Creative Endeavors

Just because you bought into a franchise system that has everything thought out for you doesn't mean you should stop thinking for yourself.
Magazine Contributor
2 min read

This story appears in the January 2003 issue of Entrepreneur. Subscribe »

All innovative entrepreneurs considering starting a business face a tough decision: Should you start your own company--becoming master of all business decisions and champion of personal destiny--or succumb to a franchise's rules, plans and, of course, royalties?

Marc Guttman has faced this very dilemma. He co-owns three Navis Logistics Network franchises in the Colorado area--two with his wife, Kathy, and one with his partner, Howard Feldstein. "We could have started our own business and become Marc and Kathy's Pack and Ship," says Guttman, 54. "But the concept of franchising was more appealing because I didn't know how to start a business. I just knew I wanted to do it."

Guttman found he didn't have to sacrifice his creativity to gain guidance when he heard a radio ad mentioning the sale of seats from the now-demolished Mile High Stadium, the former home of the Denver Broncos. He realized these seats would need to be packaged and delivered, and his company wound up being the exclusive shipping company for the project.
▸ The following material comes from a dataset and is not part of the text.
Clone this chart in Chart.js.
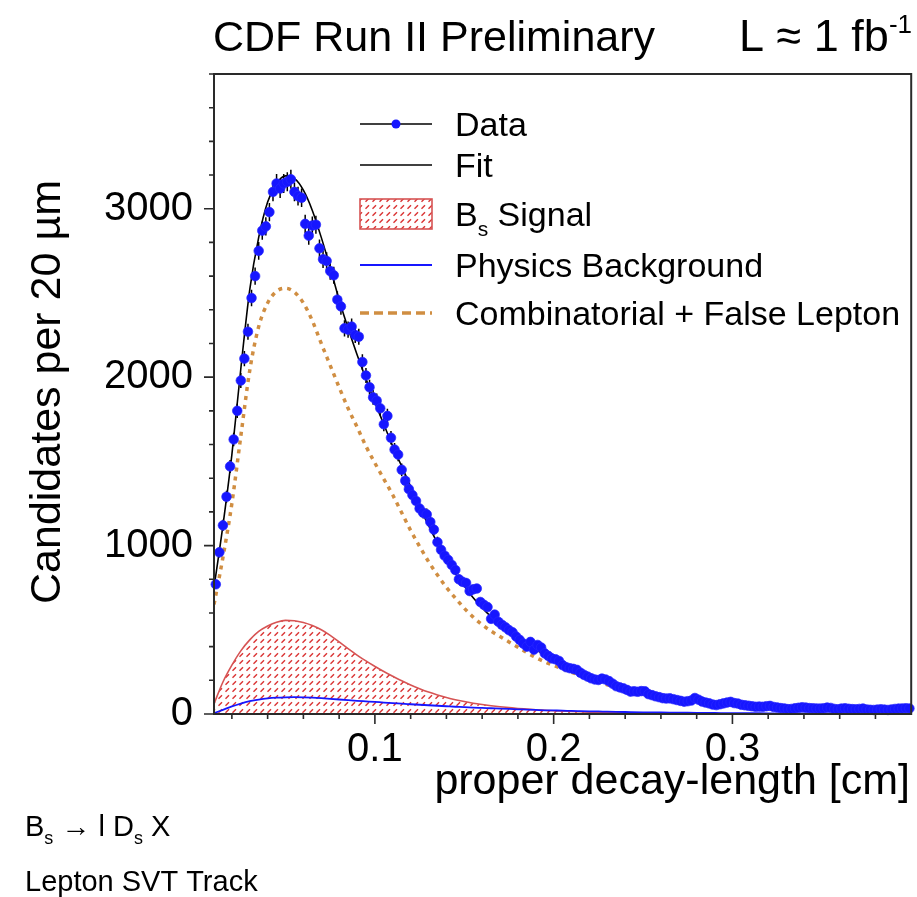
<!DOCTYPE html>
<html>
<head>
<meta charset="utf-8">
<title>CDF Run II Preliminary</title>
<script src="https://cdn.jsdelivr.net/npm/chart.js@4.4.1/dist/chart.umd.min.js"></script>
<style>
  html, body { margin: 0; padding: 0; background: #fff; }
  #wrap { width: 917px; height: 897px; }
</style>
</head>
<body>
<div id="wrap"><canvas id="chart" width="917" height="897"></canvas></div>
<script>
// histogram: 20 um bins starting at 0.01 cm
const binStart = 0.01;
const binWidth = 0.002;
const dataCounts = [
  770, 960, 1120, 1290, 1470, 1630, 1800, 1980, 2110, 2270,
  2470, 2600, 2750, 2870, 2895, 2980, 3100, 3150, 3120, 3150,
  3160, 3175, 3100, 3075, 3065, 2910, 2840, 2900, 2905, 2765,
  2700, 2690, 2630, 2605, 2460, 2420, 2290, 2282, 2300, 2250,
  2240, 2090, 2010, 1940, 1880, 1860, 1815, 1720, 1770, 1640,
  1570, 1540, 1450, 1385, 1335, 1300, 1265, 1220, 1195, 1185,
  1140, 1095, 1020, 975, 940, 915, 885, 855, 800, 785,
  778, 730, 740, 745, 665, 648, 635, 565, 590, 548,
  530, 515, 498, 485, 460, 440, 418, 400, 428, 382,
  410, 395, 360, 345, 330, 325, 315, 290, 278, 272,
  268, 262, 245, 232, 222, 212, 205, 202, 210, 205,
  195, 180, 165, 158, 152, 143, 133, 135, 132, 136,
  135, 118, 112, 105, 100, 94, 92, 93, 88, 83,
  78, 73, 76, 80, 95, 85, 74, 68, 63, 56,
  53, 58, 63, 68, 72, 65, 62, 55, 52, 49,
  46, 43, 44, 43, 46, 48, 42, 39, 35, 33,
  29, 30, 34, 37, 40, 38, 35, 34, 33, 32,
  34, 38, 36, 30, 28, 32, 34, 31, 29, 28,
  30, 32, 27, 25, 24, 26, 28, 26, 24, 27,
  30, 32, 33, 34, 33
];

// fit components sampled along x
const curveX = [
  0.010, 0.015, 0.020, 0.025, 0.030, 0.035, 0.040, 0.045, 0.050, 0.055,
  0.060, 0.065, 0.070, 0.075, 0.080, 0.085, 0.090, 0.095, 0.100, 0.105,
  0.110, 0.115, 0.120, 0.125, 0.130, 0.135, 0.140, 0.145, 0.150, 0.155,
  0.160, 0.165, 0.170, 0.175, 0.180, 0.185, 0.190, 0.195, 0.200, 0.205,
  0.210, 0.215, 0.220, 0.225, 0.230, 0.240, 0.250, 0.260, 0.270, 0.280,
  0.290, 0.300, 0.310, 0.320, 0.330, 0.340, 0.350, 0.360, 0.370, 0.380,
  0.390, 0.400
];
const fitY = [
  750, 1120, 1540, 2050, 2520, 2830, 3040, 3150, 3195, 3180,
  3110, 2990, 2830, 2650, 2460, 2290, 2135, 1990, 1850, 1720,
  1590, 1470, 1350, 1230, 1120, 1015, 920, 835, 760, 690,
  630, 578, 535, 495, 458, 420, 382, 352, 325, 300,
  276, 252, 230, 210, 192, 160, 135, 113, 97, 84,
  74, 66, 59, 53, 48, 44, 41, 38, 36, 34,
  32, 31
];
const signalY = [
  60, 190, 290, 375, 440, 490, 522, 545, 556, 554,
  543, 525, 500, 467, 428, 388, 350, 315, 283, 252,
  224, 197, 172, 150, 130, 113, 98, 85, 74, 64,
  56, 49, 43, 38, 33, 29, 25, 22, 19, 17,
  15, 13, 11, 10, 8, 6, 5, 4, 3, 2,
  2, 1, 1, 1, 1, 0, 0, 0, 0, 0,
  0, 0
];
const physBkgY = [
  5, 25, 45, 62, 76, 86, 93, 97, 99, 100,
  99, 97, 94, 90, 86, 82, 78, 75, 72, 68,
  65, 61, 58, 55, 52, 49, 46, 43, 41, 38,
  36, 34, 32, 30, 28, 26, 24, 22, 21, 20,
  18, 17, 16, 15, 14, 12, 10, 9, 8, 7,
  6, 5, 5, 4, 4, 3, 3, 2, 2, 2,
  1, 1
];
const combY = [
  650, 930, 1250, 1650, 2040, 2300, 2440, 2510, 2528, 2505,
  2440, 2335, 2200, 2070, 1940, 1815, 1705, 1590, 1490, 1395,
  1300, 1195, 1090, 995, 905, 825, 752, 688, 628, 575,
  530, 492, 460, 428, 397, 365, 335, 310, 288, 268,
  248, 228, 208, 190, 174, 148, 126, 106, 91, 79,
  70, 62, 56, 51, 46, 43, 40, 37, 35, 33,
  31, 30
];

const xTicks = [0.02, 0.04, 0.06, 0.08, 0.1, 0.12, 0.14, 0.16, 0.18, 0.2,
                0.22, 0.24, 0.26, 0.28, 0.3, 0.32, 0.34, 0.36, 0.38];
const xLabelled = [0.1, 0.2, 0.3];
const yTicks = [0, 200, 400, 600, 800, 1000, 1200, 1400, 1600, 1800, 2000,
                2200, 2400, 2600, 2800, 3000, 3200, 3400, 3600, 3800];
const yLabelled = [0, 1000, 2000, 3000];

const FONT = '"Liberation Sans", Arial, Helvetica, sans-serif';
const RED = 'rgb(214, 84, 84)';
const BLUE = 'rgb(22, 22, 255)';
const ORANGE = 'rgb(208, 142, 66)';

const canvas = document.getElementById('chart');
const ctx = canvas.getContext('2d');

function makeHatch() {
  const c = document.createElement('canvas');
  c.width = 7; c.height = 7;
  const g = c.getContext('2d');
  g.strokeStyle = 'rgb(218, 52, 52)';
  g.lineWidth = 1.5;
  g.beginPath();
  g.moveTo(1.5, 5.8);
  g.lineTo(5, 2.3);
  g.stroke();
  return ctx.createPattern(c, 'repeat');
}
const hatch = makeHatch();

const isLabelled = (list, v) => list.some(t => Math.abs(t - v) < 1e-9);

const toPoints = (xs, ys) => xs.map((x, i) => ({ x: x, y: ys[i] }));
const dataPoints = dataCounts.map((n, i) => ({ x: binStart + binWidth * (i + 0.5), y: n }));

// error bars under the data markers
const errorBars = {
  id: 'errorBars',
  beforeDatasetDraw(chart, args) {
    if (args.index !== 0) return;
    const c = chart.ctx, xs = chart.scales.x, ys = chart.scales.y;
    c.save();
    c.strokeStyle = '#000';
    c.lineWidth = 1.5;
    c.beginPath();
    dataPoints.forEach(p => {
      const e = Math.sqrt(p.y);
      const px = xs.getPixelForValue(p.x);
      c.moveTo(px, ys.getPixelForValue(p.y - e));
      c.lineTo(px, ys.getPixelForValue(p.y + e));
    });
    c.stroke();
    c.restore();
  }
};

function subText(c, parts, x, y, size) {
  // parts: [text, isSub]
  let cx = x;
  parts.forEach(([t, sub]) => {
    c.font = (sub ? Math.round(size * 0.62) : size) + 'px ' + FONT;
    c.fillText(t, cx, sub ? y + size * 0.28 : y);
    cx += c.measureText(t).width;
  });
}

const decor = {
  id: 'decor',
  afterDraw(chart) {
    const c = chart.ctx;
    const a = chart.chartArea;
    const xs = chart.scales.x, ys = chart.scales.y;
    c.save();

    // frame
    c.strokeStyle = '#2a2a2a';
    c.lineWidth = 2;
    c.strokeRect(a.left, a.top, a.right - a.left, a.bottom - a.top);

    // tick marks, outside
    c.lineWidth = 1.6;
    c.beginPath();
    xTicks.forEach(v => {
      const px = xs.getPixelForValue(v);
      const len = isLabelled(xLabelled, v) ? 10 : 5;
      c.moveTo(px, a.bottom);
      c.lineTo(px, a.bottom + len);
    });
    yTicks.forEach(v => {
      const py = ys.getPixelForValue(v);
      const len = isLabelled(yLabelled, v) ? 10 : 5;
      c.moveTo(a.left, py);
      c.lineTo(a.left - len, py);
    });
    c.stroke();

    c.fillStyle = '#000';
    c.textBaseline = 'alphabetic';

    // header
    c.textAlign = 'left';
    c.font = '43px ' + FONT;
    c.fillText('CDF Run II Preliminary', 213, 51);
    c.font = '26px ' + FONT;
    const supW = c.measureText('-1').width;
    c.textAlign = 'right';
    c.fillText('-1', 912, 33);
    c.font = '45px ' + FONT;
    c.fillText('L \u2248 1 fb', 912 - supW, 51);

    // axis titles
    c.textAlign = 'right';
    c.font = '43px ' + FONT;
    c.fillText('proper decay-length [cm]', 910, 794);
    c.save();
    c.translate(60, 392);
    c.rotate(-Math.PI / 2);
    c.textAlign = 'center';
    c.fillText('Candidates per 20 \u00b5m', 0, 0);
    c.restore();

    // channel notes
    c.textAlign = 'left';
    subText(c, [['B', false], ['s', true], [' \u2192 l D', false], ['s', true], [' X', false]], 25, 836, 29);
    c.font = '29px ' + FONT;
    c.fillText('Lepton SVT Track', 25, 891);

    // legend
    const lx0 = 360, lx1 = 432, tx = 455, fs = 34;
    const rowY = [124, 165, 214, 265, 313];
    const textY = y => y + 12;
    c.lineWidth = 1.6;
    c.strokeStyle = '#000';
    c.beginPath(); c.moveTo(lx0, rowY[0]); c.lineTo(lx1, rowY[0]); c.stroke();
    c.fillStyle = BLUE;
    c.beginPath(); c.arc(396, rowY[0], 4.5, 0, Math.PI * 2); c.fill();
    c.beginPath(); c.moveTo(lx0, rowY[1]); c.lineTo(lx1, rowY[1]); c.stroke();

    c.fillStyle = hatch;
    c.fillRect(lx0, rowY[2] - 15, lx1 - lx0, 30);
    c.strokeStyle = RED;
    c.lineWidth = 1.6;
    c.strokeRect(lx0, rowY[2] - 15, lx1 - lx0, 30);

    c.strokeStyle = BLUE;
    c.lineWidth = 1.8;
    c.beginPath(); c.moveTo(lx0, rowY[3]); c.lineTo(lx1, rowY[3]); c.stroke();

    c.strokeStyle = ORANGE;
    c.lineWidth = 3.5;
    c.setLineDash([9, 5]);
    c.beginPath(); c.moveTo(lx0, rowY[4]); c.lineTo(lx1, rowY[4]); c.stroke();
    c.setLineDash([]);

    c.fillStyle = '#000';
    c.font = fs + 'px ' + FONT;
    c.fillText('Data', tx, textY(rowY[0]));
    c.fillText('Fit', tx, textY(rowY[1]));
    subText(c, [['B', false], ['s', true], [' Signal', false]], tx, textY(rowY[2]), fs);
    c.font = fs + 'px ' + FONT;
    c.fillText('Physics Background', tx, textY(rowY[3]));
    c.fillText('Combinatorial + False Lepton', tx, textY(rowY[4]));

    c.restore();
  }
};

new Chart(ctx, {
  type: 'line',
  data: {
    datasets: [
      {
        label: 'Data',
        data: dataPoints,
        showLine: false,
        pointRadius: 4.8,
        pointBackgroundColor: BLUE,
        pointBorderColor: 'rgba(40, 40, 255, 0.7)',
        pointBorderWidth: 1,
        clip: 8
      },
      {
        label: 'Fit',
        data: toPoints(curveX, fitY),
        borderColor: '#000',
        borderWidth: 1.6,
        pointRadius: 0,
        cubicInterpolationMode: 'monotone'
      },
      {
        label: 'Physics Background',
        data: toPoints(curveX, physBkgY),
        borderColor: BLUE,
        borderWidth: 1.8,
        pointRadius: 0,
        cubicInterpolationMode: 'monotone'
      },
      {
        label: 'Combinatorial + False Lepton',
        data: toPoints(curveX, combY),
        borderColor: ORANGE,
        borderWidth: 3.5,
        borderDash: [4, 5],
        pointRadius: 0,
        cubicInterpolationMode: 'monotone'
      },
      {
        label: 'Bs Signal',
        data: toPoints(curveX, signalY),
        borderColor: RED,
        borderWidth: 1.6,
        backgroundColor: hatch,
        fill: 'origin',
        pointRadius: 0,
        cubicInterpolationMode: 'monotone'
      }
    ]
  },
  options: {
    responsive: false,
    animation: false,
    devicePixelRatio: 1,
    layout: { padding: { top: 74, right: 4, bottom: 103, left: 0 } },
    plugins: {
      legend: { display: false },
      tooltip: { enabled: false }
    },
    scales: {
      x: {
        type: 'linear',
        min: 0.01,
        max: 0.4,
        grid: { display: false, drawTicks: false },
        border: { display: false },
        afterBuildTicks: s => { s.ticks = xTicks.map(v => ({ value: v })); },
        afterFit: s => { s.height = 80; },
        ticks: {
          autoSkip: false,
          maxRotation: 0,
          padding: 12,
          color: '#000',
          font: { family: FONT, size: 40 },
          callback: v => isLabelled(xLabelled, v) ? v.toFixed(1) : ''
        }
      },
      y: {
        type: 'linear',
        min: 0,
        max: 3800,
        grid: { display: false, drawTicks: false },
        border: { display: false },
        afterBuildTicks: s => { s.ticks = yTicks.map(v => ({ value: v })); },
        afterFit: s => { s.width = 214; },
        ticks: {
          autoSkip: false,
          padding: 21,
          color: '#000',
          font: { family: FONT, size: 40 },
          callback: v => isLabelled(yLabelled, v) ? String(v) : ''
        }
      }
    }
  },
  plugins: [errorBars, decor]
});
</script>
</body>
</html>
Guttman isn't the only example of this new breed of creative franchisees. Felix Mirando, 42, found his franchise system, Heavenly Ham, allowed flexibility when he developed the "box lunch," a ready-made lunch meal catering to nearby large corporations. "I recognized the potential for offering catered lunch packages," says Mirando.

So what's the downside of franchising? Royalty payments, both entrepreneurs agree. Royalties cut into your profits and usually come off the top. Guttman also cautions that franchisors "have the right to stick their nose in every part of [your] business."

Still, Guttman's Mile High triumph validates his decision to purchase a franchise. "I went to my franchisor and said, 'I've got this potential piece of business, and I need some help,'" says Guttman. "I could not have done that job without the help of the franchisor."